Kirli savaşın tehdidi altında olan Kürt halkı bir de deprem yıkımıyla yüz yüze kalmıştır. Sermaye devleti bölgenin bir depremle çöken altyapısındaki sorumsuzluğu ve arama-kurtarma başta olmak üzere bölgeye yardım göndermedeki atıllığı ile yıkımın artmasına ve acıların katmerleşmesine yol açmış, depremin etkisini artırmıştır. Böylelikle devlet Kürt halkını ikinci bir kez daha vurmaktadır.

Böylesi bir süreçte Kürt halkıyla dayanışmanın önemi bir kat daha artmaktadır. Toplum genelinde estirilen gerici-ırkçı-milliyetçi rüzgarın deprem mağdurlarını da hedef alacak denli arsızlaştığını ve insanlık dışı bir hal aldığını düşünürsek, bu dayanışma daha da önemlidir.



“Devlet seferber oldu diye bir şey yok!”

26 Ekim günü gazetemize bilgi veren Eğitim Sen Van Şubesi Örgütlenme Sekreteri Şahin Berki, “Devlet seferber oldu diye bir şey yok!” diyerek kentteki tabloyu anlattı.

Van’ın merkezine kaosun hakim olduğunu söyleyen Berki, hava koşullarının da ağırlaşmasıyla çadır sıkıntısının en acil sorun haline geldiğini dile getirdi. Artçı depremlerin hala devam ettiğini söyleyerek halkın %80’inin dün geceyi derme çatma naylon barakalarda geçirdiğini ifade etti.
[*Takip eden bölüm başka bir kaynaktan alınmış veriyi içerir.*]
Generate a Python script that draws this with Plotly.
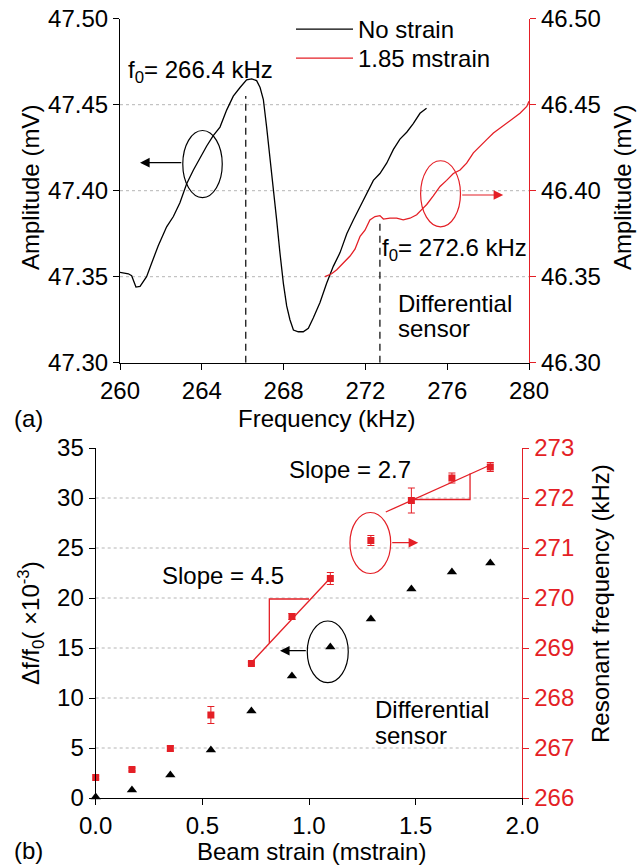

“Soğuk bastırdı, kar bekleniyor. İnsanlar ne yapacağını bilmiyor” diyerek bir kaos ortamının olduğuna dikkat çeken Berki, kentte 1 milyonun üzerinde insan yaşadığını ve en az 50 bin çadır gerektiğini belirterek “Bu öyle 3-5 çadırla olmaz” dedi. Berki “Dün akşam yağmur yağdı, insanlar dışarıda kalıyor, merdiven altlarına sığınıyor” diyerek devletin halka dayattığı çaresizliği de özetledi.
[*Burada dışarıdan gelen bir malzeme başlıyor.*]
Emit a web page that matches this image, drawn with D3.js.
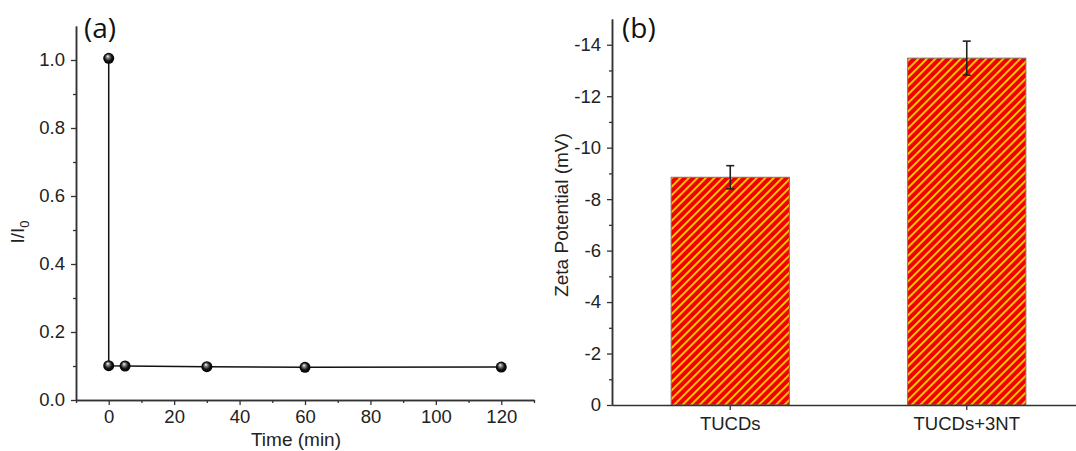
<html>
<head>
<meta charset="utf-8">
<script src="https://cdn.jsdelivr.net/npm/d3@7/dist/d3.min.js"></script>
<style>
  body { margin: 0; background: #fff; }
</style>
</head>
<body>
<script>
var W = 1076, H = 451;

// panel (a): intensity ratio vs time
var timeVals = [0, 0, 5, 30, 60, 120];
var ratioVals = [1.005, 0.101, 0.1, 0.098, 0.096, 0.097];
var timeTicks = [0, 20, 40, 60, 80, 100, 120];
var ratioTicks = [0.0, 0.2, 0.4, 0.6, 0.8, 1.0];

// panel (b): zeta potential bars
var samples = ["TUCDs", "TUCDs+3NT"];
var zetaVals = [8.85, 13.48];
var zetaErr = [0.45, 0.66];
var zetaTicks = [0, 2, 4, 6, 8, 10, 12, 14];

var FONT = "'Liberation Sans', Arial, sans-serif";

var svg = d3.select("body").append("svg")
  .attr("width", W).attr("height", H);

var defs = svg.append("defs");
var grad = defs.append("radialGradient").attr("id", "ball")
  .attr("cx", "50%").attr("cy", "50%").attr("r", "55%")
  .attr("fx", "40%").attr("fy", "30%");
grad.append("stop").attr("offset", "0%").attr("stop-color", "#fff");
grad.append("stop").attr("offset", "25%").attr("stop-color", "#888");
grad.append("stop").attr("offset", "60%").attr("stop-color", "#111");
grad.append("stop").attr("offset", "100%").attr("stop-color", "#000");

var pat = defs.append("pattern").attr("id", "hatch")
  .attr("patternUnits", "userSpaceOnUse")
  .attr("width", 6).attr("height", 6)
  .attr("patternTransform", "rotate(45)");
pat.append("rect").attr("width", 6).attr("height", 6).attr("fill", "#f20000");
pat.append("rect").attr("x", 0).attr("width", 1.8).attr("height", 6).attr("fill", "#ffd600");

// ---------- panel (a)
var xA = d3.scaleLinear().domain([-10, 130]).range([76, 534]);
var yA = d3.scaleLinear().domain([0, 1.1]).range([400, 26]);

svg.append("g").attr("transform", "translate(0,400)")
  .call(d3.axisBottom(xA).tickValues(timeTicks).tickSize(5).tickSizeOuter(0).tickPadding(5));
svg.append("g").attr("transform", "translate(0,400)")
  .call(d3.axisBottom(xA).tickValues(d3.range(-10, 131, 20)).tickSize(3).tickFormat("").tickSizeOuter(0));
svg.append("g").attr("transform", "translate(76,0)")
  .call(d3.axisLeft(yA).tickValues(ratioTicks).tickFormat(d3.format(".1f")).tickSize(5).tickSizeOuter(0).tickPadding(6));
svg.append("g").attr("transform", "translate(76,0)")
  .call(d3.axisLeft(yA).tickValues([0.1, 0.3, 0.5, 0.7, 0.9]).tickSize(3).tickFormat("").tickSizeOuter(0));

var ptsA = timeVals.map(function(t, i) { return [t, ratioVals[i]]; });
svg.append("path")
  .attr("d", d3.line().x(function(d) { return xA(d[0]); }).y(function(d) { return yA(d[1]); })(ptsA))
  .attr("fill", "none").attr("stroke", "#111").attr("stroke-width", 1.5);
svg.selectAll("circle.pa").data(ptsA).enter().append("circle")
  .attr("class", "pa")
  .attr("cx", function(d) { return xA(d[0]); })
  .attr("cy", function(d) { return yA(d[1]); })
  .attr("r", 5.5).attr("fill", "url(#ball)");

svg.append("text").attr("x", 296).attr("y", 446).attr("text-anchor", "middle")
  .attr("font-size", 19).attr("font-family", FONT).attr("fill", "#222").text("Time (min)");
var ylA = svg.append("text").attr("transform", "translate(24,232) rotate(-90)")
  .attr("text-anchor", "middle").attr("font-size", 19).attr("font-family", FONT).attr("fill", "#222");
ylA.append("tspan").text("I/I");
ylA.append("tspan").attr("font-size", 13).attr("dy", 5).text("0");
svg.append("text").attr("x", 84).attr("y", 38).attr("font-size", 28)
  .attr("font-family", "'Open Sans', sans-serif").attr("fill", "#111").text("(a)");

// ---------- panel (b)
var xB = d3.scaleBand().domain(samples).range([612, 1085]).paddingInner(0.5).paddingOuter(0.25);
var yB = d3.scaleLinear().domain([0, 15]).range([405, 19]);

svg.selectAll("rect.bar").data(samples).enter().append("rect")
  .attr("class", "bar")
  .attr("x", function(d) { return xB(d); })
  .attr("y", function(d, i) { return yB(zetaVals[i]); })
  .attr("width", xB.bandwidth())
  .attr("height", function(d, i) { return yB(0) - yB(zetaVals[i]); })
  .attr("fill", "url(#hatch)").attr("stroke", "#777").attr("stroke-width", 1);

var eb = svg.selectAll("g.err").data(samples).enter().append("g").attr("class", "err");
eb.append("line")
  .attr("x1", function(d) { return xB(d) + xB.bandwidth() / 2; })
  .attr("x2", function(d) { return xB(d) + xB.bandwidth() / 2; })
  .attr("y1", function(d, i) { return yB(zetaVals[i] + zetaErr[i]); })
  .attr("y2", function(d, i) { return yB(zetaVals[i] - zetaErr[i]); });
[1, -1].forEach(function(s) {
  eb.append("line")
    .attr("x1", function(d) { return xB(d) + xB.bandwidth() / 2 - 4; })
    .attr("x2", function(d) { return xB(d) + xB.bandwidth() / 2 + 4; })
    .attr("y1", function(d, i) { return yB(zetaVals[i] + s * zetaErr[i]); })
    .attr("y2", function(d, i) { return yB(zetaVals[i] + s * zetaErr[i]); });
});
eb.selectAll("line").attr("stroke", "#222").attr("stroke-width", 1.6);

svg.append("g").attr("transform", "translate(0,405)")
  .call(d3.axisBottom(xB).tickSize(5).tickSizeOuter(0).tickPadding(7));
svg.append("g").attr("transform", "translate(612,0)")
  .call(d3.axisLeft(yB).tickValues(zetaTicks)
    .tickFormat(function(d) { return d === 0 ? "0" : "-" + d; })
    .tickSize(5).tickSizeOuter(0).tickPadding(6));
svg.append("g").attr("transform", "translate(612,0)")
  .call(d3.axisLeft(yB).tickValues(d3.range(1, 15, 2)).tickSize(3).tickFormat("").tickSizeOuter(0));

svg.append("text").attr("transform", "translate(568,215) rotate(-90)")
  .attr("text-anchor", "middle").attr("font-size", 19).attr("font-family", FONT)
  .attr("fill", "#222").text("Zeta Potential (mV)");
svg.append("text").attr("x", 622).attr("y", 38).attr("font-size", 28)
  .attr("font-family", "'Open Sans', sans-serif").attr("fill", "#111").text("(b)");

svg.selectAll(".tick text").attr("font-size", 18.5).attr("font-family", FONT).attr("fill", "#222");
svg.selectAll(".domain").attr("stroke", "#333").attr("stroke-width", 1.5);
svg.selectAll(".tick line").attr("stroke", "#333").attr("stroke-width", 1.3);
</script>
</body>
</html>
KESK’in de kriz masası kurduğu bilgisini veren Berki, kendilerine gelen yardımı halka ulaştıramadıklarını şu ise sözlerle açıkladı:

İnsanlar bize gelerek çadır istiyor, ama bize kargo ile gelen yardımlar engelleniyor, el konuluyor. Bunlar serbest bırakılmalı.”